Spark Stream analysys on actual data time-stamp for lagging stream joins
This post has NOT been accepted by the mailing list yet.
I am considering Spark streaming for our product. I have following streaming problem to solve:
1) We have 10K entities with an average 300 metric collected for each entity.
2) Each metric stream needs to be processed for Machine Learning analyses. Total = 3000000 streams in the system at a time and growing.
3) I have following different level of metric stream processing.
- Each metric across entities is processed as a stream.
- two or more metrics can combine and get processed together as metric groups (eg. (M1, M2) (M6, M7, M10)) streams.
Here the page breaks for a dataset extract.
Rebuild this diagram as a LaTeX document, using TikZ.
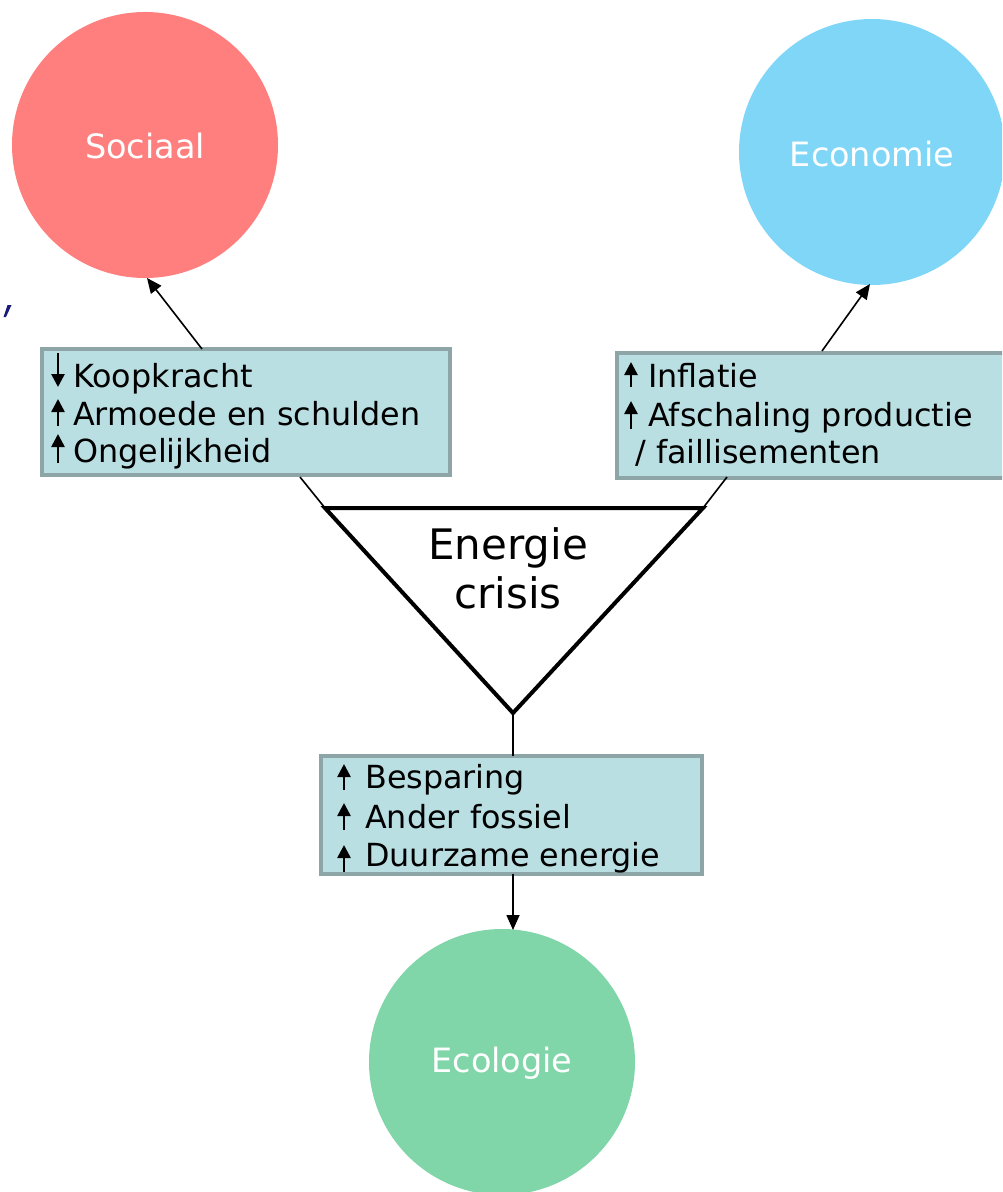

4) Two metrics can be grouped if the have max time difference of 30 second based on the actual data time stamp. For Metric group analysys. They are related events. I need to bin the different metric data in streams so that they are within a REAL DATA time stamp(not absolute time) limits.
5) I am doing the following -
- Collecting each metric as a stream through Kafka subscriber running on spark node and doing single metric stream analysis.
- Then I want to join this two stream and create a new Dstream for metric groups analysis. But a window on the joined stream might not fetch me metric data for each metric which fall withing 30 second data time stamp limit (due to lagging streams). Metric data for few streams might be missing or lagging by more then 30 seconds on actual data time stamp. So, I am planing to implement a binning system which will wait for say n*30 seconds max for data for different metric to arrive and get grouped with other metrics to form a metric group. In case a bin get filled before the time it should move forward for processing.
1) How can I model this problem using spark streaming?
2) Can I have one stream processed entirely at one node instead of distributed batch processing?
Each metric (or group) require lot of metric specific models to be loaded to the processing nodes for analysis. I would like to load only those models which are required, not all models at all Spark nodes.
3) I am loading each metric stream data from kafka subscriber, can I have that same node which load the data do the stream processing for loaded metric locally and do not distribute it to other node?